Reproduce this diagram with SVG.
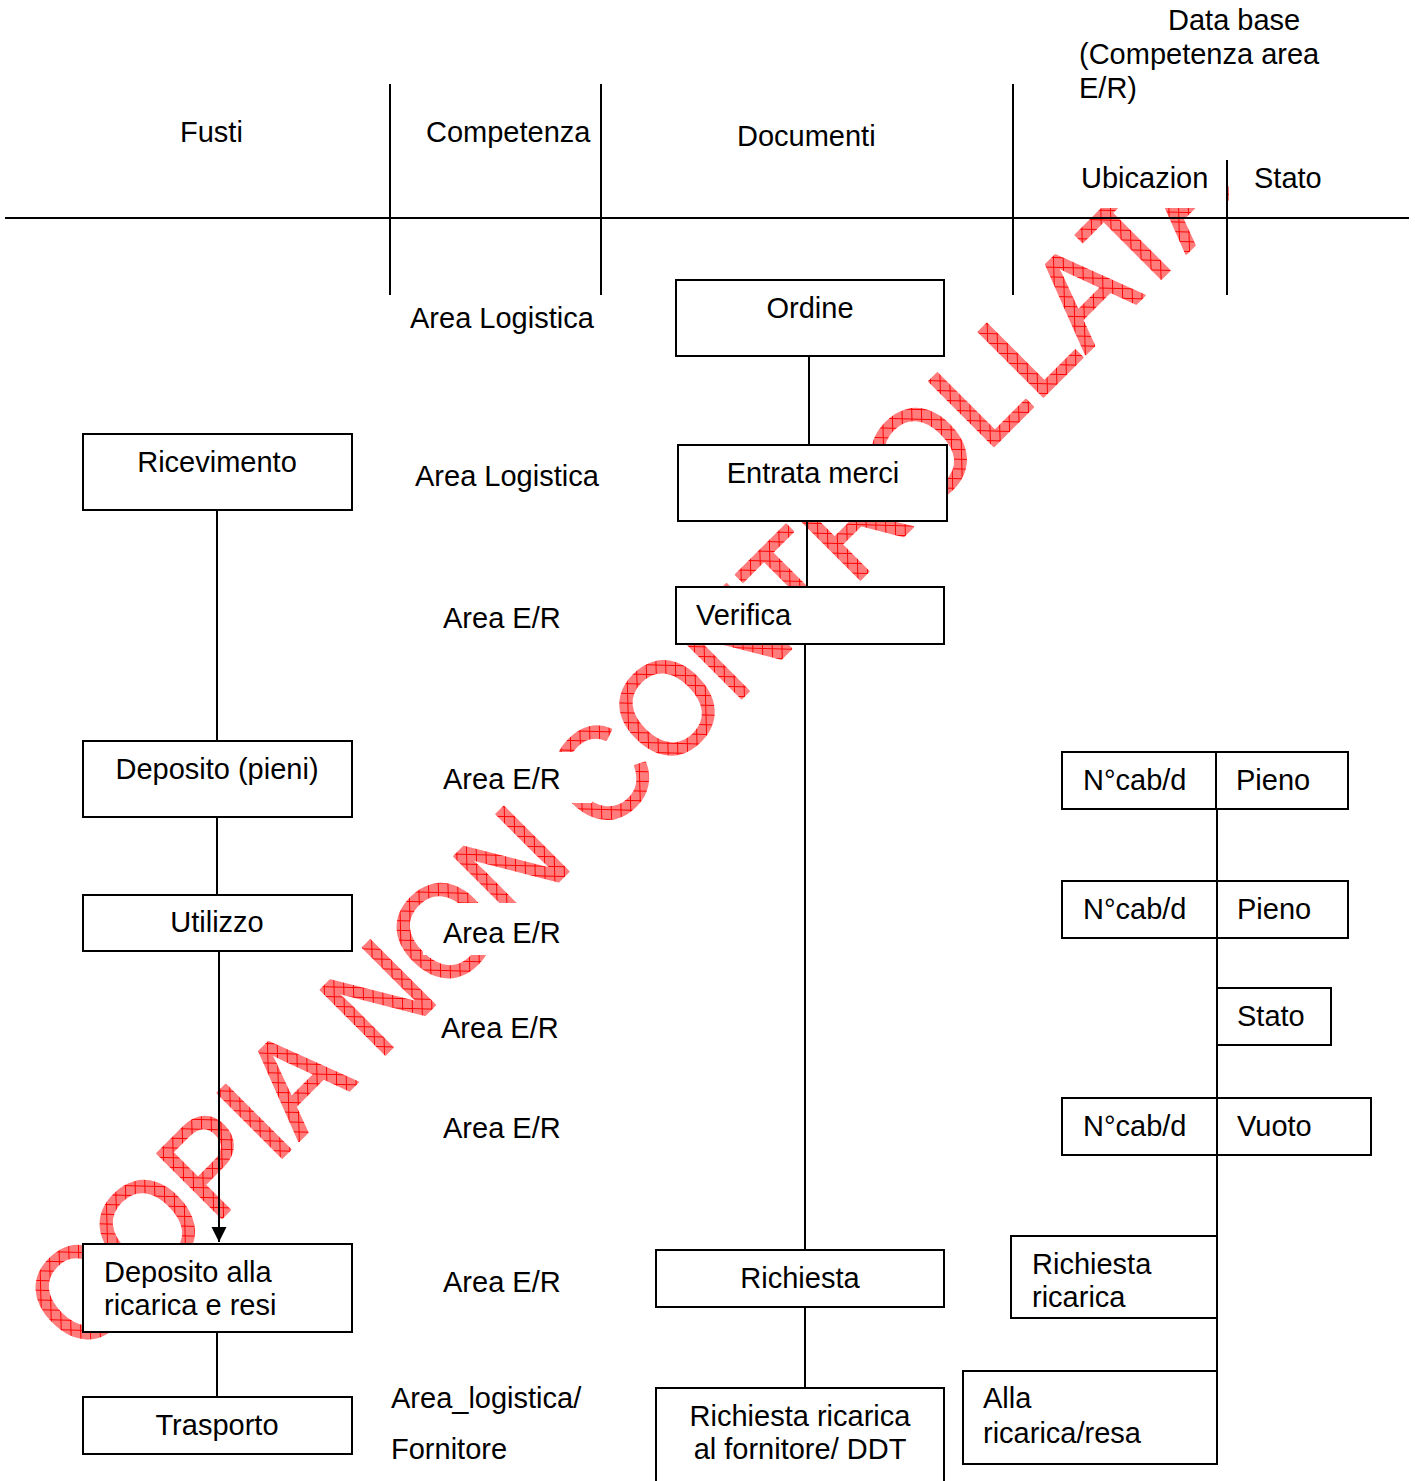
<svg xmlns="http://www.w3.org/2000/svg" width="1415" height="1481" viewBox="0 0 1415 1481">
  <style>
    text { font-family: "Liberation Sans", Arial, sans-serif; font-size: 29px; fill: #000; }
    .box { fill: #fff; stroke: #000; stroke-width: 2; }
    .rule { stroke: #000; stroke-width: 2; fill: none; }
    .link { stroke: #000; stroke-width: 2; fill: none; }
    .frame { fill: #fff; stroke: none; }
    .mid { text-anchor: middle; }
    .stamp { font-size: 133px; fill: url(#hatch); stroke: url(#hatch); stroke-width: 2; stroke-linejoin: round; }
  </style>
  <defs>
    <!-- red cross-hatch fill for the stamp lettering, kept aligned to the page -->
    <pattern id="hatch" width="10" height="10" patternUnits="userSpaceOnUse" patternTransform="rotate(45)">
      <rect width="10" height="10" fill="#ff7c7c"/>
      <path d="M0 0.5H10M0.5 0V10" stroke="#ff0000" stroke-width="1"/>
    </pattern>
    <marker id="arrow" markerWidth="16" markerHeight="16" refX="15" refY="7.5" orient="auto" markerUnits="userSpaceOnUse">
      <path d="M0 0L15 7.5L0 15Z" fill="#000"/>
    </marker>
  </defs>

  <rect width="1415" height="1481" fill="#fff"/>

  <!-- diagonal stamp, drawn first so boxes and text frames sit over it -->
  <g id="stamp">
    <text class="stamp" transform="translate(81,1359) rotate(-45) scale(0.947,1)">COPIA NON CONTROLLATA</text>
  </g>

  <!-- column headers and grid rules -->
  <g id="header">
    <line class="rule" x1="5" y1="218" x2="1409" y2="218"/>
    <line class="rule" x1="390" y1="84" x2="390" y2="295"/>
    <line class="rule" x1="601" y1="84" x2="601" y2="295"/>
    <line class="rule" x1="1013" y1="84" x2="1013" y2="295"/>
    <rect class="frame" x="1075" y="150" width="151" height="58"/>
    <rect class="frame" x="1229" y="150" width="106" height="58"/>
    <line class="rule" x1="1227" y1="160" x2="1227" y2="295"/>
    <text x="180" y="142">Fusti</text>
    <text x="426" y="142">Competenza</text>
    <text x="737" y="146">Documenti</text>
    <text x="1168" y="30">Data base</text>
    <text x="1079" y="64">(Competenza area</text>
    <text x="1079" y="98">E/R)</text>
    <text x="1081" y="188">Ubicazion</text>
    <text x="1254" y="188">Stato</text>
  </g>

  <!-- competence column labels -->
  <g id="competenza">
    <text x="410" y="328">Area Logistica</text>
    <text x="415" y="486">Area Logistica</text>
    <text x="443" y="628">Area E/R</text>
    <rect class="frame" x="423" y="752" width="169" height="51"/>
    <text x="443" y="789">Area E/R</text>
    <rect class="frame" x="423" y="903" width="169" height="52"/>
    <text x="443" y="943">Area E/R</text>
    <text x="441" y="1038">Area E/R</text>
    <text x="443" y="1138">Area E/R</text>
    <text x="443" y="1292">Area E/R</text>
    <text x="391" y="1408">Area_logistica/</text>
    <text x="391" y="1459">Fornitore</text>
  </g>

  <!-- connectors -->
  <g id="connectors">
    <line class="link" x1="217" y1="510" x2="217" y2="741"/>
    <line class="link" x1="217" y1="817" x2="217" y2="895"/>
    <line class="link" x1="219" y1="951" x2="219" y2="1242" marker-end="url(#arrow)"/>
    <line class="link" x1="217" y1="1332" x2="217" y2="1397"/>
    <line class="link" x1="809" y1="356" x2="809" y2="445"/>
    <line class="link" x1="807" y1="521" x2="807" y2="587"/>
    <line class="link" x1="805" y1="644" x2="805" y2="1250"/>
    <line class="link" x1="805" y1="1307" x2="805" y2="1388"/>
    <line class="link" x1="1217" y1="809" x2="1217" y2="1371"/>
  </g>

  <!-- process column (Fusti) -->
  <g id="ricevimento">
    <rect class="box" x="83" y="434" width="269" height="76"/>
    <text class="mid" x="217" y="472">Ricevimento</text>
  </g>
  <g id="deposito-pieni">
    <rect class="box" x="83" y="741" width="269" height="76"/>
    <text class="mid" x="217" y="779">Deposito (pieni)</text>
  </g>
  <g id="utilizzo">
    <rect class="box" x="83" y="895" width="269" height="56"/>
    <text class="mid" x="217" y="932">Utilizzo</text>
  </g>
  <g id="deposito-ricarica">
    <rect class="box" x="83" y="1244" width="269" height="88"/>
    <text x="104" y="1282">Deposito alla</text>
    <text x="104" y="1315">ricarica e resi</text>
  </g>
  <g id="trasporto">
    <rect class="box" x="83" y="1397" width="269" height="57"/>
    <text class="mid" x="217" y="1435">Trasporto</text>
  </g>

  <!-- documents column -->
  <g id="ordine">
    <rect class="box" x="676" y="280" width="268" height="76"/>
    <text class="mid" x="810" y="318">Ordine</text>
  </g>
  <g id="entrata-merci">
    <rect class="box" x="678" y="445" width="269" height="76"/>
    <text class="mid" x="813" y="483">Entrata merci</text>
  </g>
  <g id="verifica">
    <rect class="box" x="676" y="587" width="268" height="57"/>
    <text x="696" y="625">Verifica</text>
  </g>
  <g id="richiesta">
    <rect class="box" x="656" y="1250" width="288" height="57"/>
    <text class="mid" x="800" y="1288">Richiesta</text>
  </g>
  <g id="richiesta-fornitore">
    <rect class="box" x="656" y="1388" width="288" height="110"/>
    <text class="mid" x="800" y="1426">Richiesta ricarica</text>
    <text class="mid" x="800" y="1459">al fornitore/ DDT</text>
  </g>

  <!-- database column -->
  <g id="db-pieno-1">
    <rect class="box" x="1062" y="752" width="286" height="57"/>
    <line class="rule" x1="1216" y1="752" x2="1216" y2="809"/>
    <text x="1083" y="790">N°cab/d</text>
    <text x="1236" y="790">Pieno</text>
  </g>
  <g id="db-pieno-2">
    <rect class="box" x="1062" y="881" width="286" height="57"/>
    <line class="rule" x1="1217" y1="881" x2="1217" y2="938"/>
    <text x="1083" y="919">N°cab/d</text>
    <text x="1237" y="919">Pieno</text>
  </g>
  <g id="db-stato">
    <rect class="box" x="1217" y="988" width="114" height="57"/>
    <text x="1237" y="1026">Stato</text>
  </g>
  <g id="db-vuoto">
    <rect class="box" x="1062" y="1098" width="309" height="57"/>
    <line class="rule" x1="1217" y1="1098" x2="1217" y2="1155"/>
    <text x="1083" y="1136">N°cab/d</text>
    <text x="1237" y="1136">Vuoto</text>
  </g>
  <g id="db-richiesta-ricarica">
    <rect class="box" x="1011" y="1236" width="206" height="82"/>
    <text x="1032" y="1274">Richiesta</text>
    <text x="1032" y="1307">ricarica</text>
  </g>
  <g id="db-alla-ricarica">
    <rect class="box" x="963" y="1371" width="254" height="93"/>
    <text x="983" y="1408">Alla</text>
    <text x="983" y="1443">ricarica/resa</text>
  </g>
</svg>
....................
▶ JOB: Omit the pictures and give the material again, exactly and in full.

▶ ANSWER TO THE EXERCISE:
Reproduce this diagram with SVG.
<svg xmlns="http://www.w3.org/2000/svg" width="1415" height="1481" viewBox="0 0 1415 1481">
  <style>
    text { font-family: "Liberation Sans", Arial, sans-serif; font-size: 29px; fill: #000; }
    .box { fill: #fff; stroke: #000; stroke-width: 2; }
    .rule { stroke: #000; stroke-width: 2; fill: none; }
    .link { stroke: #000; stroke-width: 2; fill: none; }
    .frame { fill: #fff; stroke: none; }
    .mid { text-anchor: middle; }
    .stamp { font-size: 133px; fill: url(#hatch); stroke: url(#hatch); stroke-width: 2; stroke-linejoin: round; }
  </style>
  <defs>
    <!-- red cross-hatch fill for the stamp lettering, kept aligned to the page -->
    <pattern id="hatch" width="10" height="10" patternUnits="userSpaceOnUse" patternTransform="rotate(45)">
      <rect width="10" height="10" fill="#ff7c7c"/>
      <path d="M0 0.5H10M0.5 0V10" stroke="#ff0000" stroke-width="1"/>
    </pattern>
    <marker id="arrow" markerWidth="16" markerHeight="16" refX="15" refY="7.5" orient="auto" markerUnits="userSpaceOnUse">
      <path d="M0 0L15 7.5L0 15Z" fill="#000"/>
    </marker>
  </defs>

  <rect width="1415" height="1481" fill="#fff"/>

  <!-- diagonal stamp, drawn first so boxes and text frames sit over it -->
  <g id="stamp">
    <text class="stamp" transform="translate(81,1359) rotate(-45) scale(0.947,1)">COPIA NON CONTROLLATA</text>
  </g>

  <!-- column headers and grid rules -->
  <g id="header">
    <line class="rule" x1="5" y1="218" x2="1409" y2="218"/>
    <line class="rule" x1="390" y1="84" x2="390" y2="295"/>
    <line class="rule" x1="601" y1="84" x2="601" y2="295"/>
    <line class="rule" x1="1013" y1="84" x2="1013" y2="295"/>
    <rect class="frame" x="1075" y="150" width="151" height="58"/>
    <rect class="frame" x="1229" y="150" width="106" height="58"/>
    <line class="rule" x1="1227" y1="160" x2="1227" y2="295"/>
    <text x="180" y="142">Fusti</text>
    <text x="426" y="142">Competenza</text>
    <text x="737" y="146">Documenti</text>
    <text x="1168" y="30">Data base</text>
    <text x="1079" y="64">(Competenza area</text>
    <text x="1079" y="98">E/R)</text>
    <text x="1081" y="188">Ubicazion</text>
    <text x="1254" y="188">Stato</text>
  </g>

  <!-- competence column labels -->
  <g id="competenza">
    <text x="410" y="328">Area Logistica</text>
    <text x="415" y="486">Area Logistica</text>
    <text x="443" y="628">Area E/R</text>
    <rect class="frame" x="423" y="752" width="169" height="51"/>
    <text x="443" y="789">Area E/R</text>
    <rect class="frame" x="423" y="903" width="169" height="52"/>
    <text x="443" y="943">Area E/R</text>
    <text x="441" y="1038">Area E/R</text>
    <text x="443" y="1138">Area E/R</text>
    <text x="443" y="1292">Area E/R</text>
    <text x="391" y="1408">Area_logistica/</text>
    <text x="391" y="1459">Fornitore</text>
  </g>

  <!-- connectors -->
  <g id="connectors">
    <line class="link" x1="217" y1="510" x2="217" y2="741"/>
    <line class="link" x1="217" y1="817" x2="217" y2="895"/>
    <line class="link" x1="219" y1="951" x2="219" y2="1242" marker-end="url(#arrow)"/>
    <line class="link" x1="217" y1="1332" x2="217" y2="1397"/>
    <line class="link" x1="809" y1="356" x2="809" y2="445"/>
    <line class="link" x1="807" y1="521" x2="807" y2="587"/>
    <line class="link" x1="805" y1="644" x2="805" y2="1250"/>
    <line class="link" x1="805" y1="1307" x2="805" y2="1388"/>
    <line class="link" x1="1217" y1="809" x2="1217" y2="1371"/>
  </g>

  <!-- process column (Fusti) -->
  <g id="ricevimento">
    <rect class="box" x="83" y="434" width="269" height="76"/>
    <text class="mid" x="217" y="472">Ricevimento</text>
  </g>
  <g id="deposito-pieni">
    <rect class="box" x="83" y="741" width="269" height="76"/>
    <text class="mid" x="217" y="779">Deposito (pieni)</text>
  </g>
  <g id="utilizzo">
    <rect class="box" x="83" y="895" width="269" height="56"/>
    <text class="mid" x="217" y="932">Utilizzo</text>
  </g>
  <g id="deposito-ricarica">
    <rect class="box" x="83" y="1244" width="269" height="88"/>
    <text x="104" y="1282">Deposito alla</text>
    <text x="104" y="1315">ricarica e resi</text>
  </g>
  <g id="trasporto">
    <rect class="box" x="83" y="1397" width="269" height="57"/>
    <text class="mid" x="217" y="1435">Trasporto</text>
  </g>

  <!-- documents column -->
  <g id="ordine">
    <rect class="box" x="676" y="280" width="268" height="76"/>
    <text class="mid" x="810" y="318">Ordine</text>
  </g>
  <g id="entrata-merci">
    <rect class="box" x="678" y="445" width="269" height="76"/>
    <text class="mid" x="813" y="483">Entrata merci</text>
  </g>
  <g id="verifica">
    <rect class="box" x="676" y="587" width="268" height="57"/>
    <text x="696" y="625">Verifica</text>
  </g>
  <g id="richiesta">
    <rect class="box" x="656" y="1250" width="288" height="57"/>
    <text class="mid" x="800" y="1288">Richiesta</text>
  </g>
  <g id="richiesta-fornitore">
    <rect class="box" x="656" y="1388" width="288" height="110"/>
    <text class="mid" x="800" y="1426">Richiesta ricarica</text>
    <text class="mid" x="800" y="1459">al fornitore/ DDT</text>
  </g>

  <!-- database column -->
  <g id="db-pieno-1">
    <rect class="box" x="1062" y="752" width="286" height="57"/>
    <line class="rule" x1="1216" y1="752" x2="1216" y2="809"/>
    <text x="1083" y="790">N°cab/d</text>
    <text x="1236" y="790">Pieno</text>
  </g>
  <g id="db-pieno-2">
    <rect class="box" x="1062" y="881" width="286" height="57"/>
    <line class="rule" x1="1217" y1="881" x2="1217" y2="938"/>
    <text x="1083" y="919">N°cab/d</text>
    <text x="1237" y="919">Pieno</text>
  </g>
  <g id="db-stato">
    <rect class="box" x="1217" y="988" width="114" height="57"/>
    <text x="1237" y="1026">Stato</text>
  </g>
  <g id="db-vuoto">
    <rect class="box" x="1062" y="1098" width="309" height="57"/>
    <line class="rule" x1="1217" y1="1098" x2="1217" y2="1155"/>
    <text x="1083" y="1136">N°cab/d</text>
    <text x="1237" y="1136">Vuoto</text>
  </g>
  <g id="db-richiesta-ricarica">
    <rect class="box" x="1011" y="1236" width="206" height="82"/>
    <text x="1032" y="1274">Richiesta</text>
    <text x="1032" y="1307">ricarica</text>
  </g>
  <g id="db-alla-ricarica">
    <rect class="box" x="963" y="1371" width="254" height="93"/>
    <text x="983" y="1408">Alla</text>
    <text x="983" y="1443">ricarica/resa</text>
  </g>
</svg>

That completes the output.